-50°C ressentis, frissons garantis

Dimanche 26 Juin 2022

La nature nous a offert un véritable feu d’artifice en clôture de la semaine de Mid-Winter ce soir. Aux alentours de 20h, les cieux Adéliens se sont embrasés sous les feux émeraudes de la plus intense aurore australe observée cette année. L’absence de vent a rendu les -22°C ambiants relativement supportables. Des torrents de lumière verte ont envahi le ciel au zénith de la station, ondulant plus rapidement que jamais. Pendant une demi-heure, des flots de lumière fluide venus du large se sont ainsi déversés vers l’Antarctique le long de ces grands sentiers célestes… Un spectacle féérique qui s’est évanoui aussi vite qu’il est apparu.
Sans appareil photo à portée de gants, je me suis contenté d’admirer les mouvements gracieux de ces draperies vertes et pourpres. Les aurores étaient encore là quand je suis ressorti un peu plus tard, mieux équipé cette fois. Bien que moins intenses, elles n’en restaient pas moins photogéniques, notamment un éphémère vortex qui s’est formé au-dessus de la banquise.

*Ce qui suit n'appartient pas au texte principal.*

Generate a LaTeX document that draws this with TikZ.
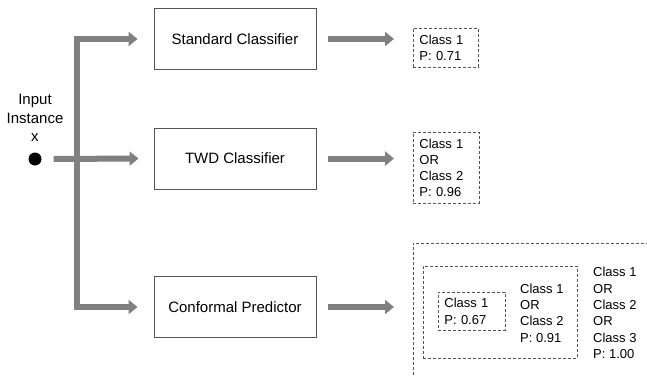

Vortex de lumière au-dessus de la mer Dumont D’Urville
Lundi 27 Juin 2022

J’accompagne Jimmy au Nunatak, pour aller rendre visite à nos patients voisins. Nous arrivons à la colonie à l’aube, à l’heure du réveil… La tortue commence en effet à se disloquer avec l’augmentation de la luminosité. J’arrive à saisir l’instant où le premier manchot se retourne, donnant un joli contraste à cette image. Quelques minutes plus tard, les oiseaux en périphérie du groupe commencent leur toilette, bien vite imités par la majorité de leurs congénères. Il est en effet très important pour les Empereurs de garder leur plumage dans un état de propreté impeccable, afin de préserver ses propriétés thermiques. Il en va de la survie de ces mâles, déjà affaiblis par le jeûne qui s’éternise. La relève des femelles est prévue la semaine prochaine, ce retour coïncidant avec l’éclosion des œufs tant attendue par notre ornithologue.

En passant derrière les rochers du Nunatak, nous sommes agréablement surpris par le lever du soleil. Le mauvais temps nous avait privé de cette vision depuis plus d’une semaine… Et même si la chaleur que cette douce lumière orangée nous procure tient plus du fantasme que d’une réelle sensation, notre visage absorbe ces maigres photons avec bonheur. Sur la baie des Empereurs, l’épaisse couche de poudreuse est striée par les sillons que les manchots ont soigneusement dessinés.

Enfin un lever de soleil sans nuages
Jeudi 30 Juin 2022

Ça y est, peu après le lâcher de ballon quotidien, l’estimation de température ressentie disponible sur l’intranet de la base passe au rouge : -50°C ! La nuit précédente, nous avions déjà franchi le seuil symbolique des -30°C en termes de température réelle, un paramètre plus digne de confiance pour les météorologues que nous sommes. Le record de froid de l’hiver est désormais établi à -31.1°C, la climatologie de la station nous indique que nous avons jusqu’à début Octobre pour espérer faire mieux. Par ailleurs, Juillet et Août restent en moyenne les mois les plus froids de l’année ici. Les paris sont ouverts…

A ces températures, le moindre bout de peau exposé plus d’un quart d’heure perd peu à peu sa coloration, à mesure que le sang se retire. Quand le vent se met à souffler plus sensiblement, les gelures peuvent alors apparaître encore plus rapidement. Le nez des porteurs de lunettes s’avère particulièrement exposé, puisque couvrir le précieux appendice signifie rediriger l’humidité de nos expirations vers le haut… givrant ainsi instantanément nos carreaux ! Chacun a son astuce pour retarder cette inévitable perte de visibilité mais dans ces conditions extrêmes, aucune n’apparait réellement satisfaisante pour le moment.
La confection des nœuds qui ferment le ballon météo nécessite aussi de retirer ses gants pour quelques minutes, et ce n’est pas forcément une partie de plaisir. Il ne s’agit pas non plus d’oublier de les renfiler avant de toucher l’embout de gonflage métallique, sous peine de subir une brûlure aussi surprenante que douloureuse…

Cette dégringolade du mercure marque donc notre entrée au cœur de l’hiver Antarctique.